Driven by materiality, Williams creates mixed media collages, paintings, and sculptures, often fusing practices. Born and raised in New Orleans, Williams’ work reflects a deep seated influence of music and performance, leading her to focus on the body as her tool and subject. Through an often laborious physical process, Williams distills collected material and imagery into amorphous figurative compositions.

I am fascinated by the functions that all materials, whether human-made or natural, are subject to performing and am always searching for the possible relationships among them—always seeking to assemble, arrange and connect them in ways that speak to concepts that I am visually processing. I use color, texture, pattern and found materials the same way that musicians use instruments—conjuring sounds that then are arranged and composed to produce music.

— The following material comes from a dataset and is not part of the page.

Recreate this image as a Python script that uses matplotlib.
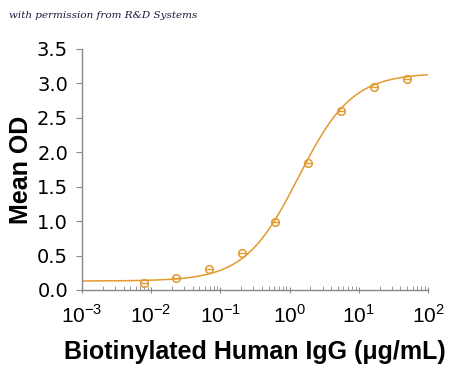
import matplotlib
matplotlib.use("Agg")
import matplotlib.pyplot as plt
import numpy as np
from matplotlib.ticker import LogLocator, NullFormatter

plt.rcParams['font.family'] = ['Liberation Sans', 'DejaVu Sans']
plt.rcParams['mathtext.fontset'] = 'custom'
plt.rcParams['mathtext.rm'] = 'Liberation Sans'

# concentration (ug/mL) and mean OD
conc = [0.0080, 0.0226, 0.069, 0.205, 0.615, 1.85, 5.5, 16.4, 49.8]
od = [0.10, 0.17, 0.31, 0.54, 0.99, 1.84, 2.60, 2.95, 3.06]

# 4PL fit parameters (bottom, top, EC50, hill)
fit_bottom, fit_top, fit_ec50, fit_hill = 0.13, 3.15, 1.35, 1.12

x_ticks = [1e-3, 1e-2, 1e-1, 1e0, 1e1, 1e2]
x_ticklabels = ['10$^{-3}$', '10$^{-2}$', '10$^{-1}$', '10$^{0}$', '10$^{1}$', '10$^{2}$']
y_ticks = [0.0, 0.5, 1.0, 1.5, 2.0, 2.5, 3.0, 3.5]

color = '#E39A2E'

fig = plt.figure(figsize=(4.5, 3.68), dpi=100)
ax = fig.add_axes([0.182, 0.212, 0.769, 0.655])

xs = np.logspace(-3, 2, 300)
ys = fit_bottom + (fit_top - fit_bottom) / (1 + (fit_ec50 / xs) ** fit_hill)
ax.plot(xs, ys, color=color, lw=1.1)
ax.plot(conc, od, 'o', mfc='none', mec=color, ms=5.5, mew=1.1)
ax.plot(conc, od, '_', color=color, ms=5.5, mew=1.0)

ax.set_xscale('log')
ax.set_xlim(1e-3, 1e2)
ax.set_ylim(0, 3.5)
ax.set_yticks(y_ticks)
ax.set_yticklabels(['%.1f' % v for v in y_ticks], family='DejaVu Sans', fontsize=14)
ax.set_xticks(x_ticks)
ax.set_xticklabels(x_ticklabels, fontsize=15)
ax.xaxis.set_minor_locator(LogLocator(base=10, subs=np.arange(2, 10), numticks=10))
ax.xaxis.set_minor_formatter(NullFormatter())

for s in ['top', 'right']:
    ax.spines[s].set_visible(False)
for s in ['left', 'bottom']:
    ax.spines[s].set_color('#888888')
    ax.spines[s].set_linewidth(1.0)

ax.tick_params(axis='y', direction='out', length=4, color='#888888', pad=6)
ax.tick_params(axis='x', which='major', direction='inout', length=5, color='#888888', pad=8)
ax.tick_params(axis='x', which='minor', direction='in', length=3, color='#888888')

ax.set_xlabel('Biotinylated Human IgG (\u03bcg/mL)', fontsize=18, fontweight='bold', labelpad=9)
ax.set_ylabel('Mean OD', fontsize=18, fontweight='bold', labelpad=3)

fig.text(0.02, 0.952, 'with permission from R&D Systems', fontsize=7.5, style='italic',
         family='serif', color='#1a1a3a')

fig.savefig('out.png', dpi=100)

Williams’ work is as much born from her childhood as it is storytelling of cultural heritage and an articulation of her inner being. Through the process of connecting gathered and personal histories through material, Williams creates a new mythology, potent with symbology that speaks of life and death, the past and the present.

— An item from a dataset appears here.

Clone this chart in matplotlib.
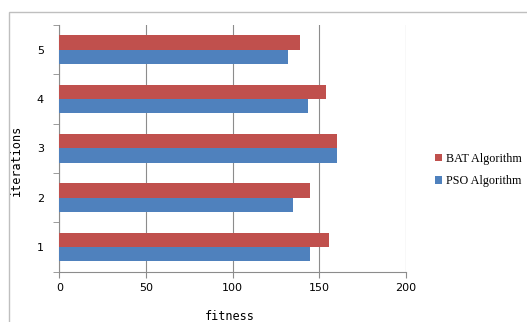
import matplotlib.pyplot as plt
from matplotlib.patches import Rectangle
import numpy as np

iterations = [1, 2, 3, 4, 5]
bat = [156, 144.5, 160.5, 154, 139]
pso = [144.5, 135, 160.5, 143.5, 132]
xticks = [0, 50, 100, 150, 200]

red = '#C0504D'
blue = '#4F81BD'
grid = '#8C8C8C'

fig = plt.figure(figsize=(5.27, 3.22), dpi=100)
W, H = 527, 322

# outer chart frame
fig.patches.append(Rectangle((9.3 / W, -0.1), 1.2, 1 - 12.3 / H + 0.1,
                             transform=fig.transFigure, fill=False,
                             edgecolor='#BFBFBF', linewidth=1.0))

ax = fig.add_axes([59.3 / W, 1 - 271.7 / H, 346.4 / W, 246.7 / H])
y = np.array(iterations)
h = 0.29
ax.barh(y + h / 2, bat, height=h, color=red, label='BAT Algorithm', zorder=3)
ax.barh(y - h / 2, pso, height=h, color=blue, label='PSO Algorithm', zorder=3)

ax.set_xlim(0, 200)
ax.set_ylim(0.5, 5.5)
ax.set_xticks(xticks)
ax.set_yticks(iterations)
ax.set_yticks(np.arange(0.5, 6, 1), minor=True)
ax.tick_params(axis='y', which='major', length=0, pad=11, labelsize=8)
ax.tick_params(axis='y', which='minor', length=4, color=grid, direction='out')
ax.tick_params(axis='x', length=4, color=grid, labelsize=8, pad=4)
ax.grid(axis='x', color=grid, linewidth=0.8, zorder=0)

for s in ['top', 'right']:
    ax.spines[s].set_visible(False)
for s in ['left', 'bottom']:
    ax.spines[s].set_color(grid)
    ax.spines[s].set_linewidth(0.8)

ax.set_xlabel('fitness', family='DejaVu Sans Mono', fontsize=8.5)
ax.set_ylabel('iterations', family='DejaVu Sans Mono', fontsize=8.5)
ax.xaxis.set_label_coords((230 - 59.3) / 346.4, -(310.5 - 271.7) / 246.7)
ax.yaxis.set_label_coords(-(59.3 - 22.7) / 346.4, (271.7 - 160) / 246.7)

leg = ax.legend(loc='center left', bbox_to_anchor=(424 / W, 1 - 170 / H),
                bbox_transform=fig.transFigure, frameon=False,
                prop={'family': 'Liberation Serif', 'size': 8.7},
                handlelength=0.55, handleheight=0.55, handletextpad=0.35,
                labelspacing=0.85)

fig.savefig('out.png', dpi=100)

Her work is comprised of detritus from her life, including paper, branches, beads, bones, shells, bottles, dreadlocks and other items collected over the course of travels, living, and circumstance. Williams’ materials unify into abstracted figures that focus and dissolve, define and morph. The more sculptural her works, the more varying perspectives comprise a whole. The visually nomadic nature of her work embodies her own state of continual transformation distilled in the autobiographical exhibition title, brown baby.